The first problem with your statement is the amorphous, undefined term "high". What is "high THD/TIM". What is our yardstick?

A number set on a green table?

A number derived from the human hearing to represent audibility? If so one based on the average or the worst case?

The fact is that "zero distortion" is not possible. So "low" and "high" must be seen with a point of reference.

And especially THD is an incredibly poor indicator.

Earl Geddes once posted four tracks of music. One had been subjected to a process that produced 0.1% THD, the second to one that produced 9.6% THD and the third produced 12.6%.

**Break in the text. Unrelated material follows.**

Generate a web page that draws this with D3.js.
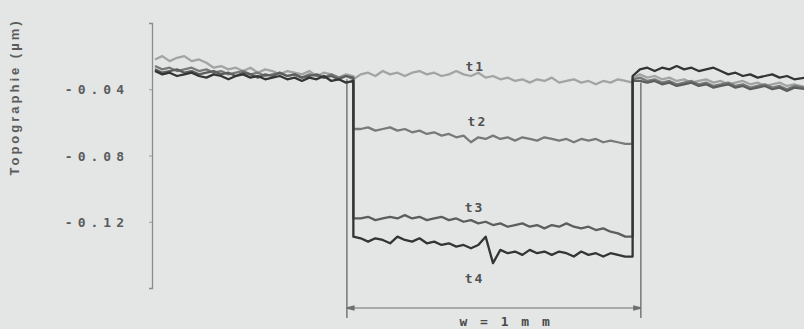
<!DOCTYPE html>
<html><head><meta charset="utf-8">
<script src="https://cdn.jsdelivr.net/npm/d3@7"></script>
<style>
html,body{margin:0;padding:0;background:#e4e6e6;}
svg{display:block;}
</style></head>
<body>
<script>
// ---- data (x in mm from axis, y in µm) ----
const xs = [
 0.010,0.035,0.060,0.085,0.110,0.135,0.160,0.185,0.210,0.235,0.260,0.285,0.310,0.335,0.360,0.385,0.410,0.435,0.460,0.485,0.510,0.535,0.560,0.585,0.610,0.635,0.660,0.685,
 0.685,
 0.710,0.735,0.760,0.785,0.810,0.835,0.860,0.885,0.910,0.935,0.960,0.985,1.010,1.035,1.060,1.085,1.110,1.135,1.160,1.185,1.210,1.235,1.260,1.285,1.310,1.335,1.360,1.385,1.410,1.435,1.460,1.485,1.510,1.535,1.560,1.585,1.610,
 1.635,1.635,
 1.660,1.685,1.710,1.735,1.760,1.785,1.810,1.835,1.860,1.885,1.910,1.935,1.960,1.985,2.010,2.035,2.060,2.085,2.110,2.135,2.160,2.185,2.225
];
const t1 = [
 -0.022,-0.020,-0.023,-0.021,-0.020,-0.023,-0.022,-0.024,-0.027,-0.026,-0.028,-0.027,-0.029,-0.027,-0.030,-0.028,-0.029,-0.031,-0.029,-0.030,-0.031,-0.029,-0.032,-0.030,-0.031,-0.033,-0.031,-0.032,
 -0.034,
 -0.031,-0.030,-0.032,-0.029,-0.031,-0.030,-0.032,-0.030,-0.029,-0.031,-0.030,-0.032,-0.031,-0.029,-0.031,-0.032,-0.030,-0.033,-0.032,-0.034,-0.033,-0.035,-0.034,-0.036,-0.034,-0.035,-0.033,-0.036,-0.035,-0.034,-0.036,-0.035,-0.037,-0.035,-0.036,-0.034,-0.035,
 -0.036,-0.033,
 -0.031,-0.033,-0.032,-0.034,-0.033,-0.035,-0.034,-0.036,-0.035,-0.034,-0.036,-0.035,-0.037,-0.036,-0.035,-0.037,-0.036,-0.038,-0.037,-0.036,-0.038,-0.037,-0.039
];
const t2 = [
 -0.026,-0.028,-0.027,-0.029,-0.028,-0.027,-0.029,-0.028,-0.030,-0.029,-0.031,-0.030,-0.029,-0.031,-0.030,-0.032,-0.031,-0.030,-0.032,-0.031,-0.033,-0.031,-0.032,-0.033,-0.031,-0.033,-0.032,-0.034,
 -0.064,
 -0.064,-0.063,-0.065,-0.064,-0.063,-0.065,-0.064,-0.066,-0.065,-0.067,-0.066,-0.068,-0.067,-0.069,-0.068,-0.072,-0.069,-0.070,-0.068,-0.070,-0.069,-0.071,-0.069,-0.070,-0.071,-0.069,-0.070,-0.071,-0.070,-0.072,-0.070,-0.071,-0.070,-0.072,-0.071,-0.072,-0.073,
 -0.073,-0.034,
 -0.033,-0.035,-0.034,-0.036,-0.035,-0.037,-0.036,-0.035,-0.037,-0.036,-0.038,-0.037,-0.036,-0.038,-0.037,-0.039,-0.038,-0.037,-0.039,-0.038,-0.040,-0.038,-0.039
];
const t3 = [
 -0.028,-0.030,-0.029,-0.028,-0.030,-0.029,-0.031,-0.030,-0.029,-0.031,-0.030,-0.032,-0.030,-0.031,-0.033,-0.031,-0.032,-0.030,-0.032,-0.031,-0.033,-0.032,-0.031,-0.033,-0.032,-0.034,-0.032,-0.033,
 -0.118,
 -0.118,-0.117,-0.119,-0.118,-0.117,-0.118,-0.116,-0.118,-0.117,-0.119,-0.118,-0.117,-0.119,-0.118,-0.120,-0.119,-0.121,-0.120,-0.122,-0.121,-0.123,-0.122,-0.121,-0.123,-0.122,-0.124,-0.122,-0.123,-0.121,-0.123,-0.124,-0.123,-0.125,-0.124,-0.126,-0.127,-0.129,
 -0.129,-0.035,
 -0.035,-0.036,-0.035,-0.037,-0.036,-0.038,-0.037,-0.036,-0.038,-0.037,-0.039,-0.038,-0.037,-0.039,-0.038,-0.040,-0.039,-0.038,-0.040,-0.039,-0.041,-0.039,-0.040
];
const t4 = [
 -0.029,-0.031,-0.030,-0.032,-0.031,-0.030,-0.032,-0.033,-0.031,-0.032,-0.034,-0.032,-0.031,-0.033,-0.032,-0.034,-0.033,-0.032,-0.034,-0.033,-0.035,-0.033,-0.034,-0.032,-0.035,-0.034,-0.036,-0.035,
 -0.129,
 -0.130,-0.132,-0.130,-0.131,-0.133,-0.129,-0.131,-0.132,-0.130,-0.133,-0.132,-0.134,-0.133,-0.135,-0.134,-0.136,-0.134,-0.129,-0.145,-0.137,-0.139,-0.138,-0.140,-0.137,-0.139,-0.138,-0.140,-0.138,-0.139,-0.141,-0.138,-0.140,-0.139,-0.141,-0.139,-0.140,-0.141,
 -0.141,-0.032,
 -0.028,-0.027,-0.029,-0.027,-0.028,-0.026,-0.028,-0.027,-0.029,-0.028,-0.027,-0.029,-0.031,-0.030,-0.032,-0.031,-0.033,-0.032,-0.031,-0.033,-0.032,-0.034,-0.033
];
const seriesNames = ["t1","t2","t3","t4"];
const seriesColors = ["#a2a3a3","#787979","#5c5d5d","#333434"];
const labelPos = [[1.1,-0.026],[1.107,-0.0595],[1.097,-0.1115],[1.097,-0.1545]]; // label anchor (mm, µm)
const yTicks = [-0.04,-0.08,-0.12];
const yTickLabels = ["-0.04","-0.08","-0.12"];
const yTitle = "Topographie (µm)";
const dimStart = [0.663];   // mm
const dimWidth = [1.0];     // mm
const dimLabel = "w = 1 m m";

const W = 804, H = 329;
const svg = d3.select("body").append("svg").attr("width",W).attr("height",H);

const x = d3.scaleLinear().domain([0,2.218]).range([152,804]);
const y = d3.scaleLinear().domain([-0.16,0]).range([288,23]);

// axis
const yAxis = d3.axisLeft(y).tickValues(yTicks).tickFormat((d,i)=>yTickLabels[i]).tickSize(3).tickPadding(20);
const ga = svg.append("g").attr("transform","translate(152,0)").call(yAxis);
ga.select(".domain").attr("stroke","#8a8b8b").attr("stroke-width",1.3);
ga.selectAll(".tick line").attr("stroke","#9a9b9b");
ga.selectAll(".tick text").attr("fill","#5a5b5b").attr("font-family","DejaVu Sans Mono, monospace")
  .attr("font-size",13).attr("font-weight","bold").attr("letter-spacing","5px").attr("dy","0.35em");

svg.append("text").attr("transform","translate(19,97) rotate(-90)")
  .attr("text-anchor","middle").attr("font-family","Liberation Sans, Arial, sans-serif")
  .attr("font-size",13).attr("font-weight","bold").attr("letter-spacing","3px")
  .attr("fill","#5a5b5b").text(yTitle);

// dimension annotation
const dx0 = x(dimStart[0]), dx1 = x(dimStart[0]+dimWidth[0]);
const dim = svg.append("g").attr("stroke","#6e6f6f").attr("stroke-width",1.4);
dim.append("line").attr("x1",dx0).attr("x2",dx0).attr("y1",y(-0.034)).attr("y2",318);
dim.append("line").attr("x1",dx1).attr("x2",dx1).attr("y1",y(-0.036)).attr("y2",318);
dim.append("line").attr("x1",dx0).attr("x2",dx1).attr("y1",308).attr("y2",308).attr("stroke-width",1.1);
dim.append("path").attr("d",`M${dx0},308 l7,-1.8 l0,3.6 z`).attr("fill","#6e6f6f");
dim.append("path").attr("d",`M${dx1},308 l-7,-1.8 l0,3.6 z`).attr("fill","#6e6f6f");
svg.append("text").attr("x",(dx0+dx1)/2+12).attr("y",326).attr("text-anchor","middle")
  .attr("font-family","DejaVu Sans Mono, monospace").attr("font-size",13).attr("font-weight","bold")
  .attr("letter-spacing","2.5px").attr("fill","#4a4b4b").text(dimLabel);

// series lines
const line = d3.line().x(d=>x(d[0])).y(d=>y(d[1]));
const allSeries = [t1,t2,t3,t4];
allSeries.forEach((s,k)=>{
  const pts = s.map((v,i)=>[xs[i],v]);
  svg.append("path").datum(pts).attr("d",line).attr("fill","none")
    .attr("stroke",seriesColors[k]).attr("stroke-width",2.3).attr("stroke-linejoin","round");
});

// series labels
seriesNames.forEach((n,k)=>{
  svg.append("text").attr("x",x(labelPos[k][0])).attr("y",y(labelPos[k][1]))
    .attr("text-anchor","middle").attr("dy","0.35em")
    .attr("font-family","DejaVu Sans Mono, monospace").attr("font-size",13).attr("font-weight","bold")
    .attr("letter-spacing","2px").attr("fill","#505151").text(n);
});
</script>
</body></html>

As it so happened, even on extremely low end gear (PC Speakers) the 0.1% THD track was instantly perceived as extremely distorted, yet even on fairly high end gear the 9.6% THD track was essentially impossible to tell from the undistorted reference with any reliability, the 12.6% THD track was identifiable as being a little too warm sounding.

So, in one case 0.1% THD is too much and in another 9.6% is inaudible, which tells us what precisely?

Quote:
Originally Posted by sofaspud View Post
My own analogy, though, would be something like... some say to-may-to and some say to-mah-to, and they're using that as a basis to argue over how to make the sauce.
Please understand that measurements provide data, not information. Information is data placed in a context.

If the context is wrong, the resulting information is wrong. Again, in my example the context is "question".

If my question is "does this device have 1) audible distortions and 2) objectionable distortions" then THD is not useful. And I would suggest that when it comes to distortion my question is the correct one and the one answered by THD&N is the wrong one.